The Maltese Falcon


Directed by John Huston.

There will be slight SPOILERS

This is without a doubt one of the most influential American classics ever made, helping create the noir genre as well as, along with High Sierra, giving Humphrey Bogart the career boost to push him into becoming an icon.

Bogart is fantastic as Sam Spade, the cool collected private eye that would soon become an archetype. He’s pessimistic, cold, but most of all, a pretty big bad ass (a scene where he disarms a wonderfully effeminate Peter Lorre is about as damn cool as anything Indiana Jones has ever done). The rest of the supporting cast is comparable in talent, such as the Peter Lorre, whose character Cairo is so unimposing and smarmy that it’s hard to imagine it being the same man from M, and Elisha Cook, Jr., who brings an impressive level of humanity to character that could’ve easily been a hollow goon character.

The true star, however, is the script. The dialogue is stylized, witty, and rapid, throwing the story at you at a merciless pace, leaving it to the viewer to keep up and figure out what’s going on. It’s a script that is as cool and smart as it’s protagonist, and in this case, that’s a very good thing.

Perhaps the biggest thing that impressed me is that typically a movie that creates a genre suffers from being the first, allowing others to improve upon it over the years, but this as good as any noir I’ve seen.
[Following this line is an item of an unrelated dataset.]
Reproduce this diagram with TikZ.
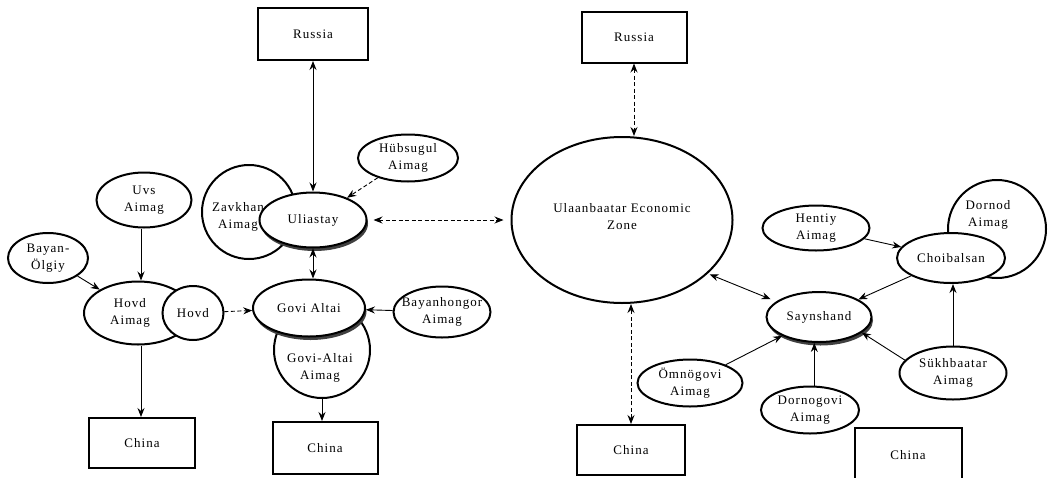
\documentclass[tikz,border=0pt]{standalone}
\usepackage{fontspec}
\setmainfont{Liberation Serif}[LetterSpace=8]
\usetikzlibrary{arrows.meta,calc,shapes.geometric}
\tikzset{
  every node/.style={font=\fontsize{13}{17}\selectfont},
  oval/.style={ellipse, draw, line width=2pt, fill=white, inner sep=0pt},
  rnd/.style={circle, draw, line width=2pt, fill=white, inner sep=0pt},
  box/.style={rectangle, draw, line width=2pt, fill=white, inner sep=0pt},
  lab/.style={align=center, inner sep=0pt},
  >={Stealth[length=9pt,width=7pt,inset=3pt]},
  conn/.style={line width=0.9pt, ->},
  conn2/.style={line width=0.9pt, <->},
  dsh/.style={dash pattern=on 4pt off 2.5pt},
  rim/.style={fill=black!75},
}
\begin{document}
\begin{tikzpicture}[x=1pt,y=-1pt]
\clip (0,0) rectangle (1054,477);
\fill[white] (0,0) rectangle (1054,477);

% ---- left group ----
\node[box, minimum width=110pt, minimum height=52pt, label={[lab]center:Russia}] (rus1) at (313,34) {};
\node[oval, minimum width=95pt, minimum height=55pt, label={[lab]center:Uvs\\Aimag}] (uvs) at (144,200) {};
\node[oval, minimum width=80pt, minimum height=50pt, label={[lab]center:Bayan-\\Ölgiy}] (bayan) at (48,258) {};
\node[oval, minimum width=108pt, minimum height=63pt, label={[lab,xshift=-8pt]center:Hovd\\Aimag}] (hovdA) at (138,313) {};
\node[oval, minimum width=61pt, minimum height=54pt, label={[lab]center:Hovd}] (hovd) at (193,313) {};
\node[box, minimum width=106pt, minimum height=50pt, label={[lab]center:China}] (china1) at (142,443) {};

\node[rnd, minimum size=94pt, label={[lab,xshift=-11pt,yshift=-5pt]center:Zavkhan\\Aimag}] (zav) at (249,212) {};
\fill[rim] (314.5,223.5) ellipse [x radius=53.5, y radius=27.5];
\node[oval, minimum width=107pt, minimum height=55pt, label={[lab]center:Uliastay}] (uli) at (313,220) {};
\node[oval, minimum width=100pt, minimum height=47pt, label={[lab]center:Hübsugul\\Aimag}] (hub) at (408,158) {};

\node[rnd, minimum size=96pt, label={[lab,xshift=-2pt,yshift=-18pt]center:Govi-Altai\\Aimag}] (gaa) at (322,350) {};
\fill[rim] (310.5,311.5) ellipse [x radius=56, y radius=28.5];
\node[oval, minimum width=112pt, minimum height=57pt, label={[lab]center:Govi Altai}] (govi) at (309,308) {};
\node[oval, minimum width=97pt, minimum height=51pt, label={[lab]center:Bayanhongor\\Aimag}] (bayanh) at (442,312) {};
\node[box, minimum width=105pt, minimum height=52pt, label={[lab]center:China}] (china2) at (325,448) {};

% ---- right group ----
\node[box, minimum width=105pt, minimum height=51pt, label={[lab]center:Russia}] (rus2) at (634,37) {};
\node[oval, minimum width=221pt, minimum height=166pt, label={[lab,yshift=3pt]center:Ulaanbaatar Economic\\Zone}] (ub) at (622,220) {};
\node[box, minimum width=108pt, minimum height=50pt, label={[lab]center:China}] (china3) at (631,450) {};
\node[oval, minimum width=107pt, minimum height=45pt, label={[lab]center:Hentiy\\Aimag}] (hentiy) at (816,228) {};
\node[rnd, minimum size=98pt, label={[lab,xshift=-9pt,yshift=14pt]center:Dornod\\Aimag}] (dornod) at (997,229) {};
\node[oval, minimum width=108pt, minimum height=50pt, label={[lab]center:Choibalsan}] (choi) at (951,258) {};
\fill[rim] (820.5,320.5) ellipse [x radius=52.5, y radius=25];
\node[oval, minimum width=105pt, minimum height=50pt, label={[lab]center:Saynshand}] (sayn) at (819,317) {};
\node[oval, minimum width=107pt, minimum height=53pt, label={[lab]center:Sükhbaatar\\Aimag}] (sukh) at (953,373) {};
\node[oval, minimum width=105pt, minimum height=47pt, label={[lab]center:Ömnögovi\\Aimag}] (omno) at (690,383) {};
\node[box, minimum width=107pt, minimum height=54pt, label={[lab]center:China}] (china4) at (908,455) {};
\node[oval, minimum width=98pt, minimum height=47pt, label={[lab]center:Dornogovi\\Aimag}] (dorno) at (810,410) {};

% ---- connectors ----
\draw[conn2] (rus1.south) -- (uli.north);
\draw[conn, dsh] (hub) -- (uli);
\draw[conn2, dsh] ([xshift=6pt]uli.east) -- ([xshift=-7pt]ub.west);
\draw[conn2] (uli.south) -- (uli.south |- govi.north);
\draw[conn] ([xshift=-3pt]uvs.south) -- ([xshift=-3pt]uvs.south |- hovdA.north);
\draw[conn] (bayan) -- (hovdA);
\draw[conn, dsh] (hovd) -- (govi);
\draw[conn] ([xshift=3pt]hovdA.south) -- ([xshift=3pt]hovdA.south |- china1.north);
\draw[conn] (gaa.south) -- (gaa.south |- china2.north);
\draw[conn] (bayanh) -- (govi);
\draw[conn2, dsh] (rus2.south) -- (rus2.south |- ub.north);
\draw[conn2, dsh] (china3.north) -- (china3.north |- ub.south);
\draw[conn2, shorten <=2pt, shorten >=6pt] (ub.-32) -- (sayn.160);
\draw[conn] (hentiy) -- (choi);
\draw[conn] (choi) -- (sayn);
\draw[conn] (sukh.north) -- (sukh.north |- choi.south);
\draw[conn] (sukh.165) -- (sayn.-20);
\draw[conn] (dorno.80) -- (dorno.80 |- sayn.south);
\draw[conn] (omno) -- (sayn);
\end{tikzpicture}
\end{document}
Red herrings, McGuffins, morally ambiguous characters, femme fatales, and everything else that makes noir an incredible genre is right here and done fantastically.

While the influence of this film is easy to trace, especially with films like Chinatown which even put Huston IN the film, there are two filmmakers that I feel may not exist without this film are the Coen brothers. Their frequent propelling of their plots by using the hubris and misunderstanding of their protagonists seems to be birthed right here.

It is a film not only interesting as a piece of cinematic history, but quite simply a great film on its own right.

The only other Huston film I’ve seen is the African Queen, which means he’s made quite the impression on me already.

So what do you think of this film, Huston, and/or other noirs of this era?